Sampling Bias: when data poorly reflects the real situation and leads to incorrect conclusions. For example, a survey about fear of flying at an airport — you won’t hear from those who are so afraid they stayed home.
Confidence Intervals: instead of a single number — a range where the true value most likely lies. For example, a navigator promises arrival at 18:00 ± 5 minutes. These 10 minutes are the interval.
P-values: help estimate how likely the observed effect could have occurred by chance. For example, if you lost weight after a new diet and the p-value is 0.05, it means there’s a 5% chance you lost weight by chance, not because of the diet.
Types of Errors in Tests (Type I and II): false positives vs false negatives. For example, a Type I error — the alarm goes off without burglars; a Type II error — burglars entered, but the alarm is silent.
Correlation vs Causality: two things may be related, but one doesn’t necessarily cause the other. For example, children with larger feet write dictations better not because of their shoes, but because they are older.

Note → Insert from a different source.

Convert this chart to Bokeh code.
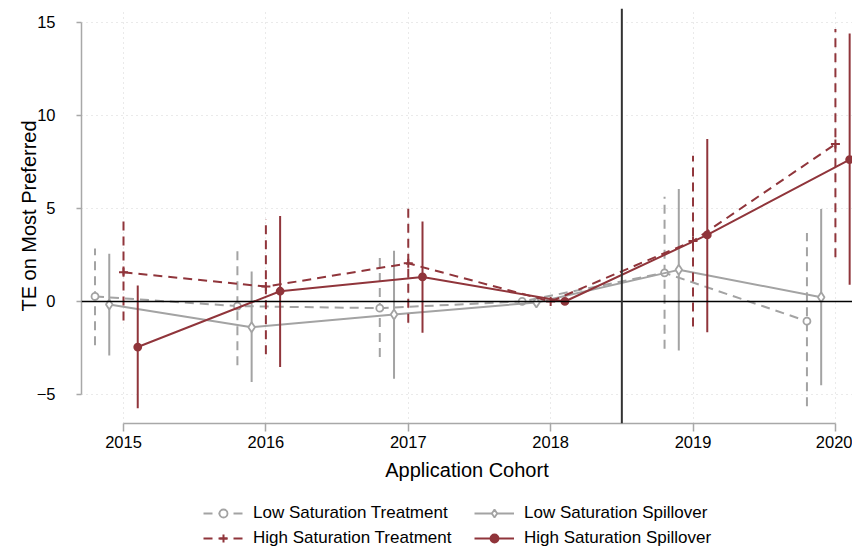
from bokeh.plotting import figure
from bokeh.layouts import column
from bokeh.models import (Range1d, FixedTicker, Span, Legend, LegendItem, ColumnDataSource)
from bokeh.embed import file_html
from bokeh.resources import INLINE

# ---- data ----
years = [2015, 2016, 2017, 2018, 2019, 2020]

lst_est = [0.27, -0.25, -0.36, 0.0, 1.54, -1.06]
lst_lo = [-2.36, -3.43, -2.99, 0.0, -2.54, -5.63]
lst_hi = [2.85, 2.91, 2.50, 0.0, 5.63, 3.68]

lss_est = [-0.16, -1.38, -0.70, -0.05, 1.70, 0.23]
lss_lo = [-2.90, -4.33, -4.15, -0.05, -2.63, -4.50]
lss_hi = [2.57, 1.61, 2.73, -0.05, 6.04, 4.97]

hst_est = [1.57, 0.80, 2.05, 0.0, 3.25, 8.46]
hst_lo = [-1.02, -2.84, -1.14, 0.0, -1.34, 2.38]
hst_hi = [4.45, 4.43, 5.20, 0.0, 7.83, 14.65]

hss_est = [-2.45, 0.55, 1.32, 0.0, 3.58, 7.63]
hss_lo = [-5.74, -3.52, -1.68, 0.0, -1.65, 0.90]
hss_hi = [0.86, 4.60, 4.30, 0.0, 8.73, 14.40]

labels = ["Low Saturation Treatment", "Low Saturation Spillover",
          "High Saturation Treatment", "High Saturation Spillover"]
y_ticks = [-5, 0, 5, 10, 15]

# ---- style ----
GRAY = "#a3a3a3"
RED = "#90353b"
FONT = "Liberation Sans"
offsets = [-0.2, -0.1, 0.0, 0.1]

p = figure(width=852, height=490, output_backend="svg", toolbar_location=None,
           x_range=Range1d(2014.705, 2020.12), y_range=Range1d(-6.56, 15.75),
           min_border_left=81, min_border_right=0, min_border_top=8,
           min_border_bottom=67)
p.outline_line_color = None
p.background_fill_color = "white"
p.border_fill_color = "white"

# grids
for g in (p.xgrid, p.ygrid):
    g.grid_line_color = "#d4d4d4"
    g.grid_line_dash = "1 4"
    g.grid_line_width = 1

# axes
p.xaxis.ticker = FixedTicker(ticks=years)
p.yaxis.ticker = FixedTicker(ticks=y_ticks)
p.xaxis.bounds = (2015, 2020)
p.yaxis.bounds = (-5, 15)
for ax in (p.xaxis, p.yaxis):
    ax.axis_line_color = "#a8a8a8"
    ax.axis_line_width = 1.5
    ax.major_tick_line_color = "#a8a8a8"
    ax.major_tick_line_width = 1.5
    ax.minor_tick_line_color = None
    ax.major_tick_in = 0
    ax.major_label_text_font = FONT
    ax.major_label_text_font_size = "16.5px"
    ax.major_label_text_color = "black"
    ax.axis_label_text_font = FONT
    ax.axis_label_text_font_size = "20px"
    ax.axis_label_text_font_style = "normal"
    ax.axis_label_text_color = "black"
p.xaxis.major_tick_out = 8
p.xaxis.major_label_standoff = 4
p.xaxis.axis_label = "Application Cohort"
p.xaxis.axis_label_standoff = 8
p.yaxis.major_tick_out = 5
p.yaxis.major_label_standoff = 21
p.yaxis.axis_label = "TE on Most Preferred"
p.yaxis.axis_label_standoff = -6

# reference lines
p.add_layout(Span(location=0, dimension="width", line_color="black", line_width=1.5))
p.add_layout(Span(location=2018.5, dimension="height", line_color="#333333", line_width=2))

series = [
    (lst_est, lst_lo, lst_hi, GRAY, "9 6", "circle", False, 7),
    (lss_est, lss_lo, lss_hi, GRAY, None, "diamond", False, 10),
    (hst_est, hst_lo, hst_hi, RED, "9 6", "cross", False, 9),
    (hss_est, hss_lo, hss_hi, RED, None, "circle", True, 7),
]


def draw_series(fig, src, col, dash, marker, filled, size, bars=True):
    kw = {}
    if dash:
        kw["line_dash"] = dash
    if bars:
        fig.segment(x0="x", y0="lo", x1="x", y1="hi", source=src, line_color=col,
                    line_width=2, **kw)
    ln = fig.line(x="x", y="est", source=src, line_color=col, line_width=2, **kw)
    if marker == "cross":
        sc = fig.scatter(x="x", y="est", source=src, marker="cross", size=size,
                         line_color=col, line_width=2)
    else:
        sc = fig.scatter(x="x", y="est", source=src, marker=marker, size=size,
                         line_color=col, line_width=1.8,
                         fill_color=col if filled else "white")
    return ln, sc


sources = []
for (est, lo, hi, col, dash, marker, filled, size), off in zip(series, offsets):
    xs = [y + off for y in years]
    src = ColumnDataSource(dict(x=xs, est=est, lo=lo, hi=hi))
    sources.append(src)
    draw_series(p, src, col, dash, marker, filled, size)

# ---- legend strip (separate figure under the chart; its ranges keep the
# series themselves out of view so only the legend shows) ----
lg = figure(width=852, height=58, output_backend="svg", toolbar_location=None,
            x_range=Range1d(0, 1), y_range=Range1d(100, 101),
            min_border_left=81, min_border_right=0, min_border_top=0,
            min_border_bottom=0)
lg.axis.visible = False
lg.grid.visible = False
lg.outline_line_color = None
lg.border_fill_color = "white"
lg.background_fill_color = "white"

items = []
for (est, lo, hi, col, dash, marker, filled, size), src, lab in zip(series, sources, labels):
    ln, sc = draw_series(lg, src, col, dash, marker, filled, size, bars=False)
    items.append(LegendItem(label=lab, renderers=[ln, sc]))

# column-major order: first column treatments, second column spillovers
ordered = [items[0], items[2], items[1], items[3]]
legend = Legend(items=ordered, orientation="vertical", nrows=2,
                location=(122, 0), border_line_color=None,
                background_fill_alpha=0, label_text_font=FONT,
                label_text_font_size="17px", label_text_color="black",
                glyph_width=40, glyph_height=20, label_standoff=10,
                label_width=216, spacing=5, padding=0, margin=0)
lg.add_layout(legend, "center")

layout = column(p, lg, spacing=0)
open("out.html", "w").write(file_html(layout, INLINE))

Curse of Dimensionality: too many features can worsen model results. For example, you are looking for similar apartments to estimate value. By one parameter (area), it’s easy to find 10 similar ones in a database of 1000. Add the floor — you already need 10,000 apartments. Add the neighborhood, year of construction, wall material — and for a reliable comparison, you’ll need millions of records that simply don’t exist.